> **WHAT THIS TASK INVOLVES**: Leave out the pictures and transcribe everything else exactly.

==============================

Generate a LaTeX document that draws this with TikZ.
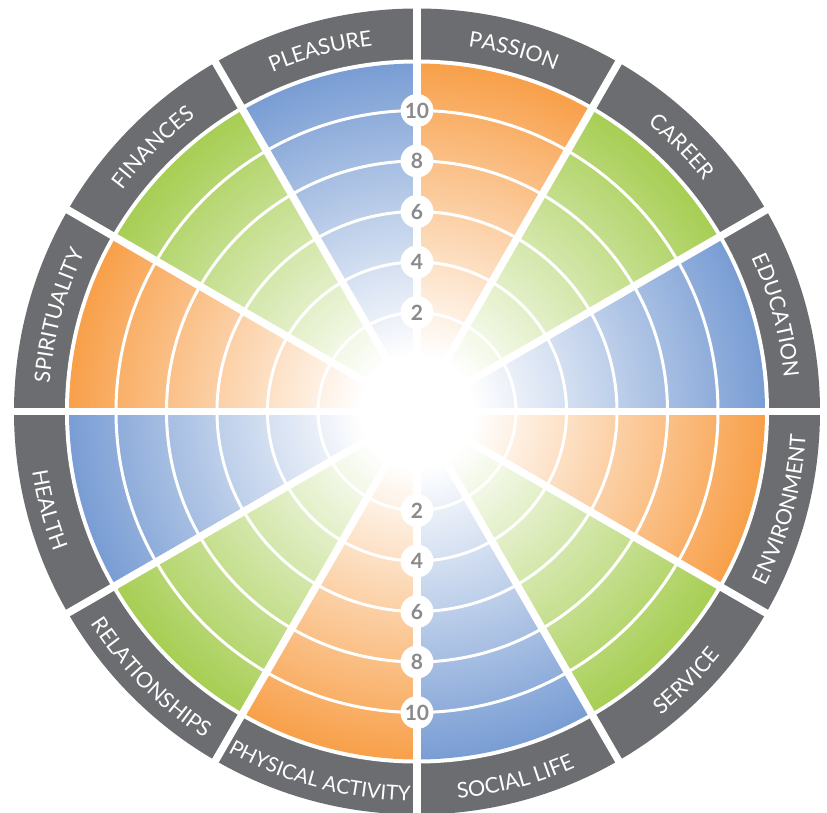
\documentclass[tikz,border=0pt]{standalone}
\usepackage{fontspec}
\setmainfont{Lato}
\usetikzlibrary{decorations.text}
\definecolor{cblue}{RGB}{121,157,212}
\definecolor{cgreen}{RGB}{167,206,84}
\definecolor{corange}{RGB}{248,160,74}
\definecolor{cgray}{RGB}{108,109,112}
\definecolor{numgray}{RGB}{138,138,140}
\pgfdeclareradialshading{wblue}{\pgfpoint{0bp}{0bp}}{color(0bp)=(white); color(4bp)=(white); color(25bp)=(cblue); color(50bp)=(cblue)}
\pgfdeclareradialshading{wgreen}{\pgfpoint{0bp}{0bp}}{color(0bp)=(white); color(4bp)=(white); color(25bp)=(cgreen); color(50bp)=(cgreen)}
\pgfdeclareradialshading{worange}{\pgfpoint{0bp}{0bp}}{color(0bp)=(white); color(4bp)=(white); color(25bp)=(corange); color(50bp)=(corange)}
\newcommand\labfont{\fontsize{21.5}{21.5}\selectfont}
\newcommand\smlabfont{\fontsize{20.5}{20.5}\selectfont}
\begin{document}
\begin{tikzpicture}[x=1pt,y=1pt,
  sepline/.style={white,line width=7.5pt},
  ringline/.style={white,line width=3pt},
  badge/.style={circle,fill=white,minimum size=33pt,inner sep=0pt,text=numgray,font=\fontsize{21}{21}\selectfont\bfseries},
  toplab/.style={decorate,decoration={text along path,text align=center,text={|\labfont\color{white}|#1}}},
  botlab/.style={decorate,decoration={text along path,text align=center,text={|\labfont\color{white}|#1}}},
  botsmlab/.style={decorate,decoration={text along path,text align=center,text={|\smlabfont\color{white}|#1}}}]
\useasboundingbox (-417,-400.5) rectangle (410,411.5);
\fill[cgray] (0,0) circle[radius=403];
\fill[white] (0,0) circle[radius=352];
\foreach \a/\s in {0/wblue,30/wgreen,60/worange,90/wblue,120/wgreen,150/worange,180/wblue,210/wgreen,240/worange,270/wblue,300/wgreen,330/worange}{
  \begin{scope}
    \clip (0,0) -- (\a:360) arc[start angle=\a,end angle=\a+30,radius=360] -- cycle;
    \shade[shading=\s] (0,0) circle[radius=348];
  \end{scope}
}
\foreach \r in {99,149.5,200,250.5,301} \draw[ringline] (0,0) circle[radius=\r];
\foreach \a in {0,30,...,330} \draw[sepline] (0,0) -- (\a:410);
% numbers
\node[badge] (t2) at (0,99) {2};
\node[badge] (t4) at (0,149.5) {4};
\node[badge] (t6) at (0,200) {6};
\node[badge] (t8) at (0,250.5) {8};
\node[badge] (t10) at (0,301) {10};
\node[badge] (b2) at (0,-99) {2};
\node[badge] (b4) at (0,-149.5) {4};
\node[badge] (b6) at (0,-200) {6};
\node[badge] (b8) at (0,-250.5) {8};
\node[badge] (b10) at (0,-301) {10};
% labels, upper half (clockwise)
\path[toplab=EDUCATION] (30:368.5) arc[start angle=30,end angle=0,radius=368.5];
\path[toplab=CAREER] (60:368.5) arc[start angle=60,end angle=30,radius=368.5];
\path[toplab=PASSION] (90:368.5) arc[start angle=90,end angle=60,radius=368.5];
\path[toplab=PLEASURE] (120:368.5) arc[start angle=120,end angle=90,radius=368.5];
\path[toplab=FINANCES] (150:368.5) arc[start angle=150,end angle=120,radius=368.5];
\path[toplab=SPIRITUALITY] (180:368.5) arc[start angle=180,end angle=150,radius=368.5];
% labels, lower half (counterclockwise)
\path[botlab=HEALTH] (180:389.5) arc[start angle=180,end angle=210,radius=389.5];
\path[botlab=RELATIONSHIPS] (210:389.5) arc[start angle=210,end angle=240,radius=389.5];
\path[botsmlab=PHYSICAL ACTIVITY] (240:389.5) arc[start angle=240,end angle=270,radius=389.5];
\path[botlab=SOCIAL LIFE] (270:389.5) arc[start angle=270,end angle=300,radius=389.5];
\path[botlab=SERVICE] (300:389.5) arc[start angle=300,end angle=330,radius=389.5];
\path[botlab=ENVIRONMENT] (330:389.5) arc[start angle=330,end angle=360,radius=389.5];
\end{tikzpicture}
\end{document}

==============================

> **THE COMPLETED TASK**:
Generate a LaTeX document that draws this with TikZ.
\documentclass[tikz,border=0pt]{standalone}
\usepackage{fontspec}
\setmainfont{Lato}
\usetikzlibrary{decorations.text}
\definecolor{cblue}{RGB}{121,157,212}
\definecolor{cgreen}{RGB}{167,206,84}
\definecolor{corange}{RGB}{248,160,74}
\definecolor{cgray}{RGB}{108,109,112}
\definecolor{numgray}{RGB}{138,138,140}
\pgfdeclareradialshading{wblue}{\pgfpoint{0bp}{0bp}}{color(0bp)=(white); color(4bp)=(white); color(25bp)=(cblue); color(50bp)=(cblue)}
\pgfdeclareradialshading{wgreen}{\pgfpoint{0bp}{0bp}}{color(0bp)=(white); color(4bp)=(white); color(25bp)=(cgreen); color(50bp)=(cgreen)}
\pgfdeclareradialshading{worange}{\pgfpoint{0bp}{0bp}}{color(0bp)=(white); color(4bp)=(white); color(25bp)=(corange); color(50bp)=(corange)}
\newcommand\labfont{\fontsize{21.5}{21.5}\selectfont}
\newcommand\smlabfont{\fontsize{20.5}{20.5}\selectfont}
\begin{document}
\begin{tikzpicture}[x=1pt,y=1pt,
  sepline/.style={white,line width=7.5pt},
  ringline/.style={white,line width=3pt},
  badge/.style={circle,fill=white,minimum size=33pt,inner sep=0pt,text=numgray,font=\fontsize{21}{21}\selectfont\bfseries},
  toplab/.style={decorate,decoration={text along path,text align=center,text={|\labfont\color{white}|#1}}},
  botlab/.style={decorate,decoration={text along path,text align=center,text={|\labfont\color{white}|#1}}},
  botsmlab/.style={decorate,decoration={text along path,text align=center,text={|\smlabfont\color{white}|#1}}}]
\useasboundingbox (-417,-400.5) rectangle (410,411.5);
\fill[cgray] (0,0) circle[radius=403];
\fill[white] (0,0) circle[radius=352];
\foreach \a/\s in {0/wblue,30/wgreen,60/worange,90/wblue,120/wgreen,150/worange,180/wblue,210/wgreen,240/worange,270/wblue,300/wgreen,330/worange}{
  \begin{scope}
    \clip (0,0) -- (\a:360) arc[start angle=\a,end angle=\a+30,radius=360] -- cycle;
    \shade[shading=\s] (0,0) circle[radius=348];
  \end{scope}
}
\foreach \r in {99,149.5,200,250.5,301} \draw[ringline] (0,0) circle[radius=\r];
\foreach \a in {0,30,...,330} \draw[sepline] (0,0) -- (\a:410);
% numbers
\node[badge] (t2) at (0,99) {2};
\node[badge] (t4) at (0,149.5) {4};
\node[badge] (t6) at (0,200) {6};
\node[badge] (t8) at (0,250.5) {8};
\node[badge] (t10) at (0,301) {10};
\node[badge] (b2) at (0,-99) {2};
\node[badge] (b4) at (0,-149.5) {4};
\node[badge] (b6) at (0,-200) {6};
\node[badge] (b8) at (0,-250.5) {8};
\node[badge] (b10) at (0,-301) {10};
% labels, upper half (clockwise)
\path[toplab=EDUCATION] (30:368.5) arc[start angle=30,end angle=0,radius=368.5];
\path[toplab=CAREER] (60:368.5) arc[start angle=60,end angle=30,radius=368.5];
\path[toplab=PASSION] (90:368.5) arc[start angle=90,end angle=60,radius=368.5];
\path[toplab=PLEASURE] (120:368.5) arc[start angle=120,end angle=90,radius=368.5];
\path[toplab=FINANCES] (150:368.5) arc[start angle=150,end angle=120,radius=368.5];
\path[toplab=SPIRITUALITY] (180:368.5) arc[start angle=180,end angle=150,radius=368.5];
% labels, lower half (counterclockwise)
\path[botlab=HEALTH] (180:389.5) arc[start angle=180,end angle=210,radius=389.5];
\path[botlab=RELATIONSHIPS] (210:389.5) arc[start angle=210,end angle=240,radius=389.5];
\path[botsmlab=PHYSICAL ACTIVITY] (240:389.5) arc[start angle=240,end angle=270,radius=389.5];
\path[botlab=SOCIAL LIFE] (270:389.5) arc[start angle=270,end angle=300,radius=389.5];
\path[botlab=SERVICE] (300:389.5) arc[start angle=300,end angle=330,radius=389.5];
\path[botlab=ENVIRONMENT] (330:389.5) arc[start angle=330,end angle=360,radius=389.5];
\end{tikzpicture}
\end{document}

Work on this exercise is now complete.